Social enterprise Trade Aid rejects the idea of Black Friday sales, with its chief executive saying "mass-consumerism makes an unfair world".
Tomorrow's Black Friday retail sales are touted as the biggest event in the shopping calendar as consumers take advantage of cheap deals in the lead up to Christmas.
Retail NZ chief executive Greg Harford said the industry this year can expect about $270 million in estimated turnover on the day itself, challenging Boxing Day as the busiest trading day.
"Black Friday now rivals Boxing Day in terms of its significance in the Kiwi shopping calendar, and we are already seeing businesses promoting sales in the lead-up to the day. It is going to be busy on Friday but, given the ongoing Covid-19 situation, I would expect a good proportion of those sales to be made online," Harford said.
However, Trade Aid CEO Geoff White said cheap products often have consequences on workers and the environment.
"Consumers seem to jump at a big sale without understanding the impact. But Kiwis don't want to spend at the expense of fair wages, fair business practices, our local industries, or our planet. And they shouldn't have to. Kiwis deserve ethical and sustainable business all year round."

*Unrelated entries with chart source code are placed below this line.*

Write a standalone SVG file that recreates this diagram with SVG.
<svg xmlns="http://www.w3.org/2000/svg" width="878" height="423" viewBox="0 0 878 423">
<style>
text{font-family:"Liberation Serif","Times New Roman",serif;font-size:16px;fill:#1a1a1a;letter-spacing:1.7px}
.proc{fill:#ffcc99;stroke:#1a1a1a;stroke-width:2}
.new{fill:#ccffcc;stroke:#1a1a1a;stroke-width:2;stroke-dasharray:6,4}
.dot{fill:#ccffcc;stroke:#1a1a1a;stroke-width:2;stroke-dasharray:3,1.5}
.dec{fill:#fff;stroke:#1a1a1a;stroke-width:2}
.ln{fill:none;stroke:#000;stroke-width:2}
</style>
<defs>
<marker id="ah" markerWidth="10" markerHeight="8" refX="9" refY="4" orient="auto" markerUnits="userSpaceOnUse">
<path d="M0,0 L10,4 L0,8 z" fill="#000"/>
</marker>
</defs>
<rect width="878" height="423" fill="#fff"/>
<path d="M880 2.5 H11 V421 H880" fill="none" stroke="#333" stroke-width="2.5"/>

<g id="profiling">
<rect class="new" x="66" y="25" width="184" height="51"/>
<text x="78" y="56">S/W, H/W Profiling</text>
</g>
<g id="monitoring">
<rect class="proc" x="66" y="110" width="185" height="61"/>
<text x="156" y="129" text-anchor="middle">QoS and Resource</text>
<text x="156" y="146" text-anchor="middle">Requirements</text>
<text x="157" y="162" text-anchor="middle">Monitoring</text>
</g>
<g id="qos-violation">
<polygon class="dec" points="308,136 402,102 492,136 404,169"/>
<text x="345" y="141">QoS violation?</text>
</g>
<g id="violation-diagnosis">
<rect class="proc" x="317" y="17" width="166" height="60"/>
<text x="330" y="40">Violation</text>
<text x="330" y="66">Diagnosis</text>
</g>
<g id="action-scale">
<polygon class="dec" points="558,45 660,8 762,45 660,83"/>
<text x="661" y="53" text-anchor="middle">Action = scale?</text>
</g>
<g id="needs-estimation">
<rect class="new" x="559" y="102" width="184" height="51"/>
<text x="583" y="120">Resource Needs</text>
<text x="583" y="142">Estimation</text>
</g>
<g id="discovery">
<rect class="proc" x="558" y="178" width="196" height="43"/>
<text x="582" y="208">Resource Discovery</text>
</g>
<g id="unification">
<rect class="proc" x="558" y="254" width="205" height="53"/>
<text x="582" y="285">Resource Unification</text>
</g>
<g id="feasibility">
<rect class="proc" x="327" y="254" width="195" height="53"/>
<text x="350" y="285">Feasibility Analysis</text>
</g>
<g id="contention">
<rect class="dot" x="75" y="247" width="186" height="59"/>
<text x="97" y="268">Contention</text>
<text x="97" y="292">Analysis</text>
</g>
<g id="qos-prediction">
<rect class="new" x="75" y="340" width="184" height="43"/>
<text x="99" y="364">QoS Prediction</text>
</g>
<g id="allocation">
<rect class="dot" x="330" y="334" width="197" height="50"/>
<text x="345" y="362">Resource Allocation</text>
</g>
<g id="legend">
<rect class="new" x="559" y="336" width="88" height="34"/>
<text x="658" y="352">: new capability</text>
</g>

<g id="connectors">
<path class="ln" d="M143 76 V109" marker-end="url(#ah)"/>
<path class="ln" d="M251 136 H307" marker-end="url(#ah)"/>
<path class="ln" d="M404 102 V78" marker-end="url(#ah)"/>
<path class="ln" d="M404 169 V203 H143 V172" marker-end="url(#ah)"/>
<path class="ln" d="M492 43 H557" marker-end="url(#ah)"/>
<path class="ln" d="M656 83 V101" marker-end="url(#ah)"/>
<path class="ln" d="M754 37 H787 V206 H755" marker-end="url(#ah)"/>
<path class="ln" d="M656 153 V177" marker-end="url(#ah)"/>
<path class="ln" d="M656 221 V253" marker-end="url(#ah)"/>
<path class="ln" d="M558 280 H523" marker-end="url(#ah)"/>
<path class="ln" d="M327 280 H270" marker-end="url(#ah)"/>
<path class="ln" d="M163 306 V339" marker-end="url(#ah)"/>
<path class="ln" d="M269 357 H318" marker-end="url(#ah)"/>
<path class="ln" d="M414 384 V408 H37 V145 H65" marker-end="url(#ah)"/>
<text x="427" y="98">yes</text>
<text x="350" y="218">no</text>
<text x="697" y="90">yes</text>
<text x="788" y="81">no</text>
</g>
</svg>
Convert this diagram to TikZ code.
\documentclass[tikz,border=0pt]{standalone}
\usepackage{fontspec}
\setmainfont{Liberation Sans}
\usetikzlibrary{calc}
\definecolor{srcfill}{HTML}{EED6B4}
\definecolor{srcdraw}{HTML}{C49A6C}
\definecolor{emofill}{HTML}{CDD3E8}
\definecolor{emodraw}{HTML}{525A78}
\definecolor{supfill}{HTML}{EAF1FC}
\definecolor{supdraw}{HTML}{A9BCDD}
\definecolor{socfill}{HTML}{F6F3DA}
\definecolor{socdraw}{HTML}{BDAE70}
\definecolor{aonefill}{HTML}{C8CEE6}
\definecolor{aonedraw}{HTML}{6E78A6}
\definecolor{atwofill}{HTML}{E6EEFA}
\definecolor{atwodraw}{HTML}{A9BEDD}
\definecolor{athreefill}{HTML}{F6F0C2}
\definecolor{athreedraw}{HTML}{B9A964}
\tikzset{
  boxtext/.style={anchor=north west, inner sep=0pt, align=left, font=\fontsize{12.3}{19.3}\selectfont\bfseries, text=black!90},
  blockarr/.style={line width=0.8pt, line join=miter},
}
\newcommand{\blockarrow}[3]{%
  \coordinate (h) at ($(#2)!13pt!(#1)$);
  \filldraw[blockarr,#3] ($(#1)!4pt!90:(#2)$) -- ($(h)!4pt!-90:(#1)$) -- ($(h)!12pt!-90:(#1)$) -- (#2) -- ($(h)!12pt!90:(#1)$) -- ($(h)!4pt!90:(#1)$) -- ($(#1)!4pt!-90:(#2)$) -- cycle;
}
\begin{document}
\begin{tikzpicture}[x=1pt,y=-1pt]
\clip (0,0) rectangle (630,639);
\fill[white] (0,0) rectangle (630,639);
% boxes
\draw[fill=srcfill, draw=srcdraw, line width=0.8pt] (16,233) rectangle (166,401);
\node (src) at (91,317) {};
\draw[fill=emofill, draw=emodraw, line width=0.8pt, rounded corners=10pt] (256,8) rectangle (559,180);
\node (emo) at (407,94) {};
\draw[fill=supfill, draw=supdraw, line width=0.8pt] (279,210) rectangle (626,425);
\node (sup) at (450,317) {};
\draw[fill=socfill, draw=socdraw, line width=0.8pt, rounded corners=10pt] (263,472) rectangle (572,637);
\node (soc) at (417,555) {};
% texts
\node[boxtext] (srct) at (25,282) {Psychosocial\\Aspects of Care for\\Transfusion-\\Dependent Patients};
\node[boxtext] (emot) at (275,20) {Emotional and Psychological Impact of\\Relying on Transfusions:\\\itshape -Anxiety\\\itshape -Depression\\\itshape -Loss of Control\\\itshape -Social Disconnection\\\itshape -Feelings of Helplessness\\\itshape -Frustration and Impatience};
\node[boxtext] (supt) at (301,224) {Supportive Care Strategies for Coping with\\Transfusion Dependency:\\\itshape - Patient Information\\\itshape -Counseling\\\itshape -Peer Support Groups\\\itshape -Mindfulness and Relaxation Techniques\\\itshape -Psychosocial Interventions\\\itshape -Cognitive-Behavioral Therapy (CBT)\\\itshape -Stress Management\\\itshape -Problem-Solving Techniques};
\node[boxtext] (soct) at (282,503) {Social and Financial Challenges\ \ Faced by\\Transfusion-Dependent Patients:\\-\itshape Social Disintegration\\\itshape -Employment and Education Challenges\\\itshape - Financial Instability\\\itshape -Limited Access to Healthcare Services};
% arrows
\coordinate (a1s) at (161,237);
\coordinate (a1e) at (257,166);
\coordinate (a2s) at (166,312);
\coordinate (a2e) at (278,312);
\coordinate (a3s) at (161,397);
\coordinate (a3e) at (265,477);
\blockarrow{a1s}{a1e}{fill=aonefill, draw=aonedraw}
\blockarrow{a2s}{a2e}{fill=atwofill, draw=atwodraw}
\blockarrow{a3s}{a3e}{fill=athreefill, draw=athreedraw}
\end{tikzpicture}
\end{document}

Trade Aid sources handmade, fair trade products from more than 65 trading partner organisations, which represent hundreds and thousands of small farmers and artisans in Africa, Asia, Latin America, Palestine and the Pacific.
Black Friday, traditionally a day associated with discounted gadgets and electronic goods, has extended out to most goods and is marked by almost every retailer. The flash sales event which originated in North America is named aptly referring to retailers' accounts from going in the red to in the black - profitable.
In 2020 the Herald reported Kiwis spent $650m over the Black Friday weekend in 2019, not including Cyber Monday. Paymark said the spend increased by 3.9 per cent this year, although over a four-day period including the Monday, but was unable to confirm the total spend for 2020.
White said mass consumerism "hurts people and the planet".
"Buying good products made in a fair, sustainable way makes life better for everyone, protects our beautiful earth, and our way of life."
Fast consumerism leads to frivolous spending, and that leads to more wastage that has a huge environmental impact as our landfills fill up, White said.
"Black Friday has grown over time to become a frenzied event where customers will do anything to get their hands on goods. Companies tempt you with deals and frivolous spending. This has led to violence, death and injuries overseas. This is not the buying culture we'd like to see here in Aotearoa," White said.
Global corporation practices can also force suppliers to front the costs of the sale discounts, putting further pressure on the supply chain, he alleged.
"Trade Aid seek to level the playing field with intentional shopping and to champion a world where trade is fair and sustainable for all including our trading partners, artisans, and producers," White said.